WHAT THE EXERCISE ASKS >>
Print the records below exactly, starting at the first line and stopping after the line that contains "plt.rcParams['mathtext.fontset'] = 'dejavusans'". Leave out any pictures.

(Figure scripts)
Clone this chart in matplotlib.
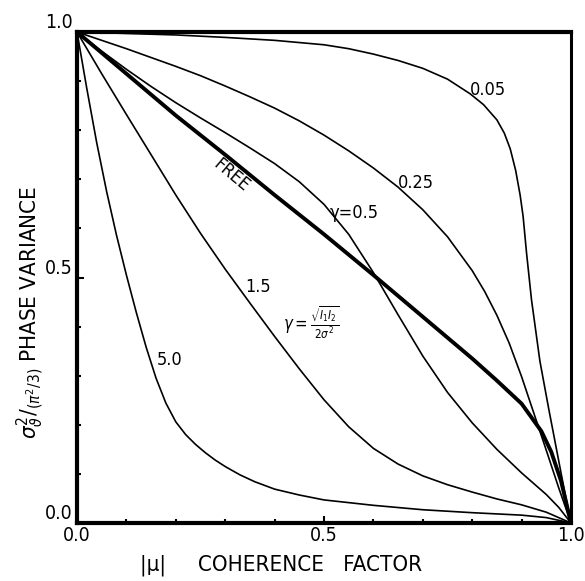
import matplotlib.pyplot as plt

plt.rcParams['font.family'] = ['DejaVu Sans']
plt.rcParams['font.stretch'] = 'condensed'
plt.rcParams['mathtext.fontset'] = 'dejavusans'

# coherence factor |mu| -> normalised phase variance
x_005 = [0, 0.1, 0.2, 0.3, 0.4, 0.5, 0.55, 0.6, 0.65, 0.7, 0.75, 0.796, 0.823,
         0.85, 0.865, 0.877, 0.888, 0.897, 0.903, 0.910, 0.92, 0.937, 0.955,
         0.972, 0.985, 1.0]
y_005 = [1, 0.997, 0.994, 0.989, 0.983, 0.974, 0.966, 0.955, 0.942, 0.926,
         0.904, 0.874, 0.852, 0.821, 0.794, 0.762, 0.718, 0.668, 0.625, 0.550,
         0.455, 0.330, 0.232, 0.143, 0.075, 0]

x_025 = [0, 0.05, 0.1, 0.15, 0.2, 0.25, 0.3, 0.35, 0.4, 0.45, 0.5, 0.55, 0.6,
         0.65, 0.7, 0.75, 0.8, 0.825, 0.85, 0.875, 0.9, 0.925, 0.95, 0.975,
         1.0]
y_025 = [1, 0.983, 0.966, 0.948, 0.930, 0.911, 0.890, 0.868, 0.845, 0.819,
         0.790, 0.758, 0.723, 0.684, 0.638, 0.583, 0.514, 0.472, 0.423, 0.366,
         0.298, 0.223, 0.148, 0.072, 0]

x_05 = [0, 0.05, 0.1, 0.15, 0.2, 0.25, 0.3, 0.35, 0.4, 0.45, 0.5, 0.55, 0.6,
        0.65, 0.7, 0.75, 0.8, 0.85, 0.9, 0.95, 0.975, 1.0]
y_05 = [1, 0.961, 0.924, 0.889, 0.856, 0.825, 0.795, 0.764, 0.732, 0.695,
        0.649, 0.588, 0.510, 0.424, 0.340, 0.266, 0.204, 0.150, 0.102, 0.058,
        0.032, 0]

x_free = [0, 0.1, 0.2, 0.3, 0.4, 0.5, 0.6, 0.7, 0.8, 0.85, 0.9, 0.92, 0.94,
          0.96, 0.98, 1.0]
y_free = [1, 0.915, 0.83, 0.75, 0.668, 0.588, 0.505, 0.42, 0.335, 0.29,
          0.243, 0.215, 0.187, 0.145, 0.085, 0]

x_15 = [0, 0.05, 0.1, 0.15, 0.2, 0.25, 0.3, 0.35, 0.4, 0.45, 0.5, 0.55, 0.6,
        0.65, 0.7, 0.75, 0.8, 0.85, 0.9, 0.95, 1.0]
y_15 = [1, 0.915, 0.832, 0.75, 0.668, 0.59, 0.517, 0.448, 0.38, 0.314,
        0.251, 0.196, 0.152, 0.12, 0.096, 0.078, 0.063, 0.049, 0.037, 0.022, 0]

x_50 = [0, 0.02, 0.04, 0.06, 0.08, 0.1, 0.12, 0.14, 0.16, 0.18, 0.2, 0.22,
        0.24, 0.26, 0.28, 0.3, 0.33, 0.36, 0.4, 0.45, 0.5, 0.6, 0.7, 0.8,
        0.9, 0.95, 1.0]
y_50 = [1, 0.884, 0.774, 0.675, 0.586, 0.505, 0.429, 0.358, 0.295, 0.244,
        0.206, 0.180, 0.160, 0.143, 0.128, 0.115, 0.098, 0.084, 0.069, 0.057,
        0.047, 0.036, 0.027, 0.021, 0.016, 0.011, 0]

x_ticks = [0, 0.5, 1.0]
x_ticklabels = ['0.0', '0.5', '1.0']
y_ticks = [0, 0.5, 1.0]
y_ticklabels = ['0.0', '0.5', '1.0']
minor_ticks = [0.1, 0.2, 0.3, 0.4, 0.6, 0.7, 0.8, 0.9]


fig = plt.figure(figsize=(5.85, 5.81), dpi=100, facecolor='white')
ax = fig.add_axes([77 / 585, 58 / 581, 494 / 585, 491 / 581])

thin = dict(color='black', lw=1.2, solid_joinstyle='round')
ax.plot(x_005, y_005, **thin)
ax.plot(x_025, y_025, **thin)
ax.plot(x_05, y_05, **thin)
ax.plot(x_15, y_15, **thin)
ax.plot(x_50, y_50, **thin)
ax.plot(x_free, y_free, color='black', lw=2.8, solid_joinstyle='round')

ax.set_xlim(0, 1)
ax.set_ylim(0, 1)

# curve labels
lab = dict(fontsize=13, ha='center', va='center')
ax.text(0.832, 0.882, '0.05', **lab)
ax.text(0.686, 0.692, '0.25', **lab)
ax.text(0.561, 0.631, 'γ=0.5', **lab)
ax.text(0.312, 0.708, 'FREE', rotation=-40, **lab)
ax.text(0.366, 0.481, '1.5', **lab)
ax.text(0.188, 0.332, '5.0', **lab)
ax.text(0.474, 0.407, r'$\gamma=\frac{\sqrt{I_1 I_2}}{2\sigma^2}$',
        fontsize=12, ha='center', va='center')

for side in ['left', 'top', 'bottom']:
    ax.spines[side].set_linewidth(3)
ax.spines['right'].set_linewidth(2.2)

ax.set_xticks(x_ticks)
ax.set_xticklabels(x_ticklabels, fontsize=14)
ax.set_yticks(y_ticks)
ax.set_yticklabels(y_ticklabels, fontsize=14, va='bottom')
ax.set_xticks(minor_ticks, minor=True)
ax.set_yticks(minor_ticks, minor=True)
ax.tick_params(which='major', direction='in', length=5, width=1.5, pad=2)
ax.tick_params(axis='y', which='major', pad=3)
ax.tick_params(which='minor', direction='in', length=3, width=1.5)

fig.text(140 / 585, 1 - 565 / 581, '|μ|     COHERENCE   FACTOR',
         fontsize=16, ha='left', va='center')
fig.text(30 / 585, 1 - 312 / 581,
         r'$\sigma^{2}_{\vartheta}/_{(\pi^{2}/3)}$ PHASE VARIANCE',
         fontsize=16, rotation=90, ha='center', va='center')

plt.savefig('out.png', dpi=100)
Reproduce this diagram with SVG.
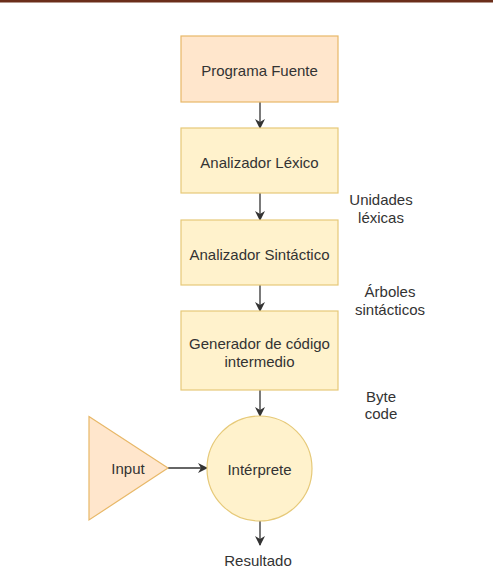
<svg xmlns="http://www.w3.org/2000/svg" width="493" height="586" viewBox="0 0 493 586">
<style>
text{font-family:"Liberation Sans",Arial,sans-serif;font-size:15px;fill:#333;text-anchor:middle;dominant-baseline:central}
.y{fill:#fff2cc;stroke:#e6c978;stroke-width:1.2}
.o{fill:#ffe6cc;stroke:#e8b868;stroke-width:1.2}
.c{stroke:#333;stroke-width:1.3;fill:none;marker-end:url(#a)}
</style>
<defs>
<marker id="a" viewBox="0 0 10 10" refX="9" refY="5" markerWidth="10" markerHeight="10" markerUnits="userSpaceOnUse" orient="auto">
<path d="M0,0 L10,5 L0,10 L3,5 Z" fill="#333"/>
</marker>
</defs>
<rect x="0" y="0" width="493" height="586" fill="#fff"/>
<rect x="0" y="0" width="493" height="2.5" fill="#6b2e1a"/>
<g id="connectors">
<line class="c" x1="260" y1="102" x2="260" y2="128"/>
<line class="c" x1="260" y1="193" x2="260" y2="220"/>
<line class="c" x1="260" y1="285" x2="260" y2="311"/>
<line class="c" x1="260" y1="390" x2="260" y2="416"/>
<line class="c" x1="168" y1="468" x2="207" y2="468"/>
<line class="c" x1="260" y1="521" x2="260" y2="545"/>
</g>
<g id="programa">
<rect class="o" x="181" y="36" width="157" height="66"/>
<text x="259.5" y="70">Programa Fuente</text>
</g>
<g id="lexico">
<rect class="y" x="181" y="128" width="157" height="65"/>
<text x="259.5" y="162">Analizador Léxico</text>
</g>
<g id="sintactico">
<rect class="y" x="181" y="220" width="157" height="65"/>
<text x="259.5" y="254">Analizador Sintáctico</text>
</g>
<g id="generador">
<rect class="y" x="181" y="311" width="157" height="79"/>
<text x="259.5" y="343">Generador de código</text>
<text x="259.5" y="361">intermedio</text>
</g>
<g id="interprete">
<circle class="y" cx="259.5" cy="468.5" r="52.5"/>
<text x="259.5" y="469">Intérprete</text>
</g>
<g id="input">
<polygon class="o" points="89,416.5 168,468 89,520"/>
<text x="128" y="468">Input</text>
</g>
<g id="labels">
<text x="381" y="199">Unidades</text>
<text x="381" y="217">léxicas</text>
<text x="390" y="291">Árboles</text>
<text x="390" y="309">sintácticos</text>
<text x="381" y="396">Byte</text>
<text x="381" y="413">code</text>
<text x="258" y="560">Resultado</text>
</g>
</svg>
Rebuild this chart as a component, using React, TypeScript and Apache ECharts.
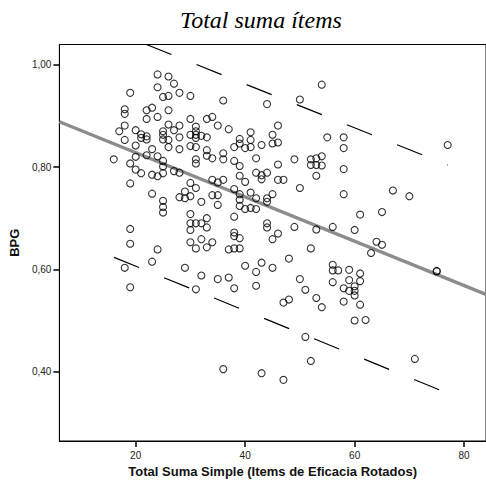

WRITTEN SOLUTION >>
Clone this chart in matplotlib.
import matplotlib.pyplot as plt

plt.rcParams['font.family'] = ['DejaVu Sans']
plt.rcParams['font.stretch'] = 'condensed'
plt.rcParams['mathtext.fontset'] = 'dejavusans'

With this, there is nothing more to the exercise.